▶ [Task goal]: The required output is the block of lines from the line with "Reproduce this chart with matplotlib." to the line with "zorder=1, clip_on=False)", endpoints included and pictures omitted.

(Source records)
§ §

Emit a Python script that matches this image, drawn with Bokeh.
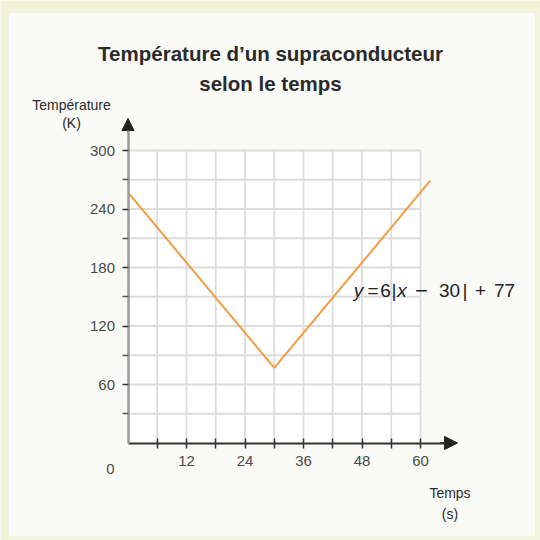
from bokeh.plotting import figure
from bokeh.models import Label, FixedTicker, Arrow, NormalHead, Range1d, BoxAnnotation
from bokeh.embed import file_html
from bokeh.resources import INLINE

# ---- data ----
time_s = [0, 30, 62]
temp_k = [257, 77, 269]

x_major = [12, 24, 36, 48, 60]
x_minor = [6, 18, 30, 42, 54]
y_major = [60, 120, 180, 240, 300]
y_minor = [30, 90, 150, 210, 270]
x_grid = [6, 12, 18, 24, 30, 36, 42, 48, 54, 60]
y_grid = [30, 60, 90, 120, 150, 180, 210, 240, 270, 300]

title_lines = ["Température d’un supraconducteur", "selon le temps"]
y_title = ["Température", "(K)"]
x_title = ["Temps", "(s)"]

SANS = "Liberation Sans, Arial, sans-serif"
PANEL = "#fafaf7"
OUTER = "#f2f4da"

W = H = 540
# pixel <-> data mapping of the frame (frame covers the whole canvas)
X0_PX, XSCALE = 127.5, 4.875
Y0_PX, YSCALE = 442.5, 0.975


def X(px):
    return (px - X0_PX) / XSCALE


def Y(py):
    return (Y0_PX - py) / YSCALE


p = figure(width=W, height=H, output_backend="svg", toolbar_location=None,
           title=None,
           x_range=Range1d(X(0), X(W)), y_range=Range1d(Y(H), Y(0)),
           min_border=0, min_border_left=0, min_border_right=0,
           min_border_top=0, min_border_bottom=0,
           background_fill_color=OUTER, border_fill_color=OUTER,
           outline_line_color=None)
p.grid.visible = False

# panel
p.add_layout(BoxAnnotation(left=X(8), right=X(535), top=Y(12), bottom=Y(536),
                           fill_color=PANEL, fill_alpha=1.0,
                           line_color="#e6e6de", line_width=1.2, level="underlay"))

# white grid area
gx0, gx1 = 0, max(x_grid)
gy0, gy1 = 0, max(y_grid)
p.quad(left=[gx0], right=[gx1], bottom=[gy0], top=[gy1],
       fill_color="white", line_color=None)
p.segment(x0=x_grid, y0=[gy0] * len(x_grid), x1=x_grid, y1=[gy1] * len(x_grid),
          line_color="#dcdcdc", line_width=1.8)
p.segment(x0=[gx0] * len(y_grid), y0=y_grid, x1=[gx1] * len(y_grid), y1=y_grid,
          line_color="#dcdcdc", line_width=1.8)

# data line
p.line(time_s, temp_k, line_color="#f59c40", line_width=2)

# axes
xa = p.xaxis[0]
xa.fixed_location = 0
xa.ticker = FixedTicker(ticks=x_major, minor_ticks=x_minor)
xa.bounds = (0, 66)
xa.axis_line_color = "#333333"
xa.axis_line_width = 2
xa.major_tick_in = 5
xa.major_tick_out = 5
xa.minor_tick_in = 5
xa.minor_tick_out = 5
xa.major_tick_line_color = "#333333"
xa.minor_tick_line_color = "#333333"
xa.major_tick_line_width = 1.5
xa.minor_tick_line_width = 1.5
xa.major_label_standoff = 8
xa.major_label_text_font = SANS
xa.major_label_text_font_size = "15px"
xa.major_label_text_color = "#4a4a4a"

ya = p.yaxis[0]
ya.fixed_location = 0
ya.ticker = FixedTicker(ticks=y_major, minor_ticks=y_minor)
ya.bounds = (0, 325)
ya.axis_line_color = "#9a9a9a"
ya.axis_line_width = 2.5
ya.major_tick_in = 0
ya.major_tick_out = 6
ya.minor_tick_in = 0
ya.minor_tick_out = 6
ya.major_tick_line_color = "#333333"
ya.minor_tick_line_color = "#555555"
ya.major_tick_line_width = 1.5
ya.minor_tick_line_width = 1.5
ya.major_label_standoff = 7
ya.major_label_text_font = SANS
ya.major_label_text_font_size = "15px"
ya.major_label_text_color = "#4a4a4a"

p.add_layout(Arrow(end=NormalHead(size=13, fill_color="#222222", line_color="#222222"),
                   x_start=64, y_start=0, x_end=X(457), y_end=0,
                   line_color="#333333", line_width=2))
p.add_layout(Arrow(end=NormalHead(size=12, fill_color="#222222", line_color="#222222"),
                   x_start=0, y_start=318, x_end=0, y_end=Y(118),
                   line_color="#9a9a9a", line_width=2.5))


def lab(px, py, text, size, font=SANS, align="center", style="normal", color="#222222"):
    p.add_layout(Label(x=X(px), y=Y(py), text=text, text_align=align,
                       text_baseline="alphabetic",
                       text_font=font, text_font_size=size, text_font_style=style,
                       text_color=color))


# title
lab(270, 52.5, title_lines[0], "20.5px", style="bold", color="#2a2a2a")
lab(270, 82.5, title_lines[1], "20.5px", style="bold", color="#2a2a2a")

# axis titles
lab(71, 104.5, y_title[0], "14px", color="#2a2a2a")
lab(71, 122, y_title[1], "14px", color="#2a2a2a")
lab(449.5, 492.5, x_title[0], "14px", color="#2a2a2a")
lab(449.5, 513, x_title[1], "14px", color="#2a2a2a")

# origin label
lab(110, 468.5, "0", "15px", color="#4a4a4a")

# equation
eq_base = 290
pieces = [("y", 358, "italic", "19px"), ("=", 372.5, "normal", "19px"),
          ("6", 385, "normal", "19px"), ("|", 393.5, "normal", "19px"),
          ("x", 401.5, "italic", "19px"), ("−", 421, "normal", "22px"),
          ("30", 449, "normal", "19px"), ("|", 464.5, "normal", "19px"),
          ("+", 480, "normal", "19px"), ("77", 504, "normal", "19px")]
for t, px, st, sz in pieces:
    lab(px, eq_base, t, sz, style=st)

html = file_html(p, INLINE)
open("out.html", "w").write(html)
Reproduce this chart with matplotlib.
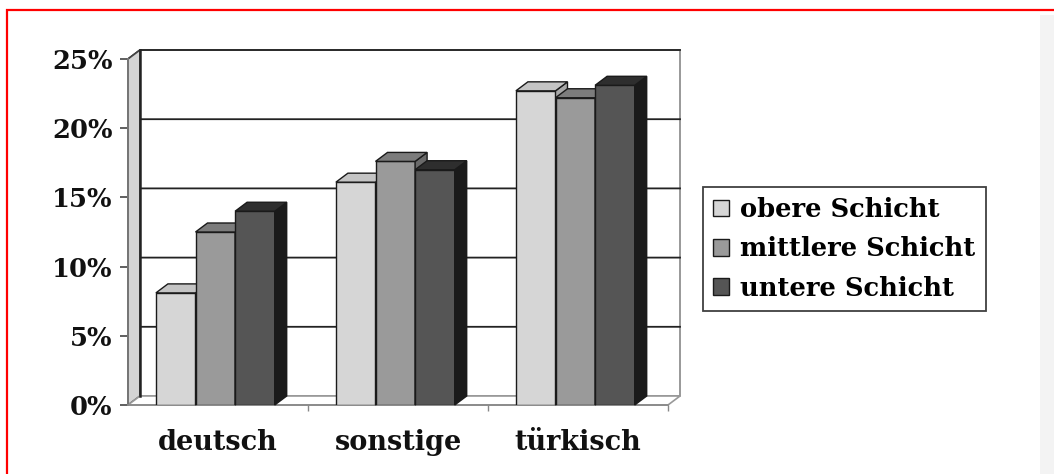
import matplotlib.pyplot as plt
from matplotlib.patches import Polygon, Rectangle

# Anteile je Herkunft und Schicht (in Prozent)
kategorien = ['deutsch', 'sonstige', 'türkisch']
schichten = ['obere Schicht', 'mittlere Schicht', 'untere Schicht']
obere = [8.1, 16.1, 22.7]
mittlere = [12.5, 17.6, 22.2]
untere = [14.0, 17.0, 23.1]
y_ticks = [0, 5, 10, 15, 20, 25]

# Grautöne: Vorderseite, Oberseite, rechte Seite
farben_front = ['#d6d6d6', '#9a9a9a', '#555555']
farben_oben = ['#c4c4c4', '#7c7c7c', '#2e2e2e']
farben_seite = ['#a8a8a8', '#6a6a6a', '#1a1a1a']

plt.rcParams['font.family'] = ['DejaVu Serif']
plt.rcParams['font.weight'] = 'bold'

fig = plt.figure(figsize=(10.54, 4.74), dpi=100)
ax = fig.add_axes([128 / 1054, 69 / 474, 540 / 1054, 346 / 474])
ax.set_xlim(-0.5, 2.5)
ax.set_ylim(0, 25)

# Tiefenversatz für den 3D-Effekt (in Datenkoordinaten)
DX = 12 / 180
DY = 9 / 13.84

# Rückwand mit Gitterlinien
ax.add_patch(Polygon([(-0.5 + DX, DY), (2.5 + DX, DY), (2.5 + DX, 25 + DY), (-0.5 + DX, 25 + DY)],
                     closed=True, facecolor='white', edgecolor='#888888', lw=1.2, zorder=0.5, clip_on=False))
for v in y_ticks[1:]:
    ax.plot([-0.5, -0.5 + DX, 2.5 + DX], [v, v + DY, v + DY], color='#222222', lw=1.3,
            zorder=1, clip_on=False)

# Boden
ax.add_patch(Polygon([(-0.5, 0), (2.5, 0), (2.5 + DX, DY), (-0.5 + DX, DY)], closed=True,
                     facecolor='white', edgecolor='#999999', lw=1.2, zorder=1.5, clip_on=False))
# linke Seitenwand
ax.add_patch(Polygon([(-0.5, 0), (-0.5 + DX, DY), (-0.5 + DX, 25 + DY), (-0.5, 25)], closed=True,
                     facecolor='#d4d4d4', edgecolor='#444444', lw=1.2, zorder=1.2, clip_on=False))
ax.plot([-0.5 + DX, -0.5 + DX], [DY, 25 + DY], color='#222222', lw=1.8, zorder=1.6, clip_on=False)

# Säulen mit Seiten- und Oberfläche
breite = 0.22
versatz = [-0.235, -0.015, 0.205]
werte = [obere, mittlere, untere]
balken = []
for k, reihe in enumerate(werte):
    z = 3 + k
    xs = [i + versatz[k] for i in range(len(kategorien))]
    b = ax.bar(xs, reihe, width=breite, align='center', color=farben_front[k],
               edgecolor='#1a1a1a', linewidth=1.0, zorder=z, label=schichten[k])
    balken.append(b)
    for x, h in zip(xs, reihe):
        x0 = x - breite / 2
        x1 = x + breite / 2
        ax.add_patch(Polygon([(x1, 0), (x1 + DX, DY), (x1 + DX, h + DY), (x1, h)], closed=True,
                             facecolor=farben_seite[k], edgecolor='#1a1a1a', lw=1.0, zorder=z,
                             clip_on=False))
        ax.add_patch(Polygon([(x0, h), (x0 + DX, h + DY), (x1 + DX, h + DY), (x1, h)], closed=True,
                             facecolor=farben_oben[k], edgecolor='#1a1a1a', lw=1.0, zorder=z,
                             clip_on=False))

# Achsen
for s in ['top', 'right']:
    ax.spines[s].set_visible(False)
ax.spines['left'].set_color('#777777')
ax.spines['left'].set_linewidth(1.4)
ax.spines['left'].set_zorder(1.7)
ax.spines['bottom'].set_color('#888888')
ax.spines['bottom'].set_linewidth(1.2)
ax.set_facecolor('none')

ax.set_yticks(y_ticks)
ax.set_yticklabels([f'{v}%' for v in y_ticks], fontsize=18.5, fontweight='bold', color='#111111')
ax.tick_params(axis='y', length=6, width=1.2, color='#444444', pad=5)

ax.set_xticks(range(len(kategorien)))
ax.set_xticklabels(kategorien, fontsize=19.5, fontweight='bold', color='#111111')
ax.set_xticks([0.5, 1.5, 2.5], minor=True)
ax.tick_params(axis='x', which='major', length=0, pad=17)
ax.tick_params(axis='x', which='minor', length=4, width=1, color='#888888')

# Legende
leg = fig.legend(handles=balken, labels=schichten, loc='upper left',
                 bbox_to_anchor=(703 / 1054, 1 - 187 / 474), fontsize=18.5,
                 frameon=True, fancybox=False, borderpad=0.4, labelspacing=0.55,
                 handlelength=0.6, handleheight=0.6, handletextpad=0.45, borderaxespad=0)
leg.get_frame().set_edgecolor('#111111')
leg.get_frame().set_linewidth(1.3)
for t in leg.get_texts():
    t.set_fontweight('bold')

# Rahmen und grauer Rand rechts
fig.patches.append(Rectangle((1040 / 1054, 0), 14 / 1054, 459 / 474, transform=fig.transFigure,
                             facecolor='#f3f3f3', edgecolor='none', zorder=0))
fig.patches.append(Rectangle((7 / 1054, -0.05), 1.1, 1 - 10 / 474 + 0.05, transform=fig.transFigure,
                             facecolor='none', edgecolor='#ff0000', lw=1.6, zorder=5))

fig.savefig('out.png', dpi=100)
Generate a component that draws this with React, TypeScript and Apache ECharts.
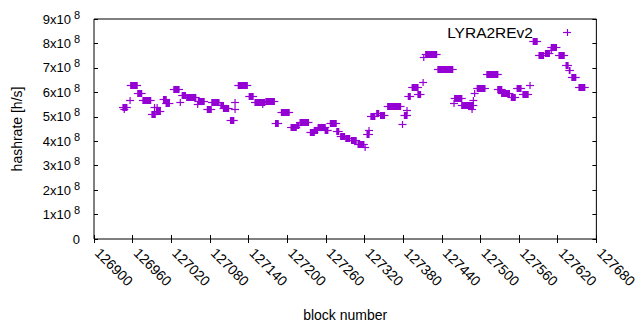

§ §

▶ [Solution for this problem]:
Reproduce this chart with matplotlib.
import matplotlib.pyplot as plt
from matplotlib.patches import Polygon, Rectangle

# Anteile je Herkunft und Schicht (in Prozent)
kategorien = ['deutsch', 'sonstige', 'türkisch']
schichten = ['obere Schicht', 'mittlere Schicht', 'untere Schicht']
obere = [8.1, 16.1, 22.7]
mittlere = [12.5, 17.6, 22.2]
untere = [14.0, 17.0, 23.1]
y_ticks = [0, 5, 10, 15, 20, 25]

# Grautöne: Vorderseite, Oberseite, rechte Seite
farben_front = ['#d6d6d6', '#9a9a9a', '#555555']
farben_oben = ['#c4c4c4', '#7c7c7c', '#2e2e2e']
farben_seite = ['#a8a8a8', '#6a6a6a', '#1a1a1a']

plt.rcParams['font.family'] = ['DejaVu Serif']
plt.rcParams['font.weight'] = 'bold'

fig = plt.figure(figsize=(10.54, 4.74), dpi=100)
ax = fig.add_axes([128 / 1054, 69 / 474, 540 / 1054, 346 / 474])
ax.set_xlim(-0.5, 2.5)
ax.set_ylim(0, 25)

# Tiefenversatz für den 3D-Effekt (in Datenkoordinaten)
DX = 12 / 180
DY = 9 / 13.84

# Rückwand mit Gitterlinien
ax.add_patch(Polygon([(-0.5 + DX, DY), (2.5 + DX, DY), (2.5 + DX, 25 + DY), (-0.5 + DX, 25 + DY)],
                     closed=True, facecolor='white', edgecolor='#888888', lw=1.2, zorder=0.5, clip_on=False))
for v in y_ticks[1:]:
    ax.plot([-0.5, -0.5 + DX, 2.5 + DX], [v, v + DY, v + DY], color='#222222', lw=1.3,
            zorder=1, clip_on=False)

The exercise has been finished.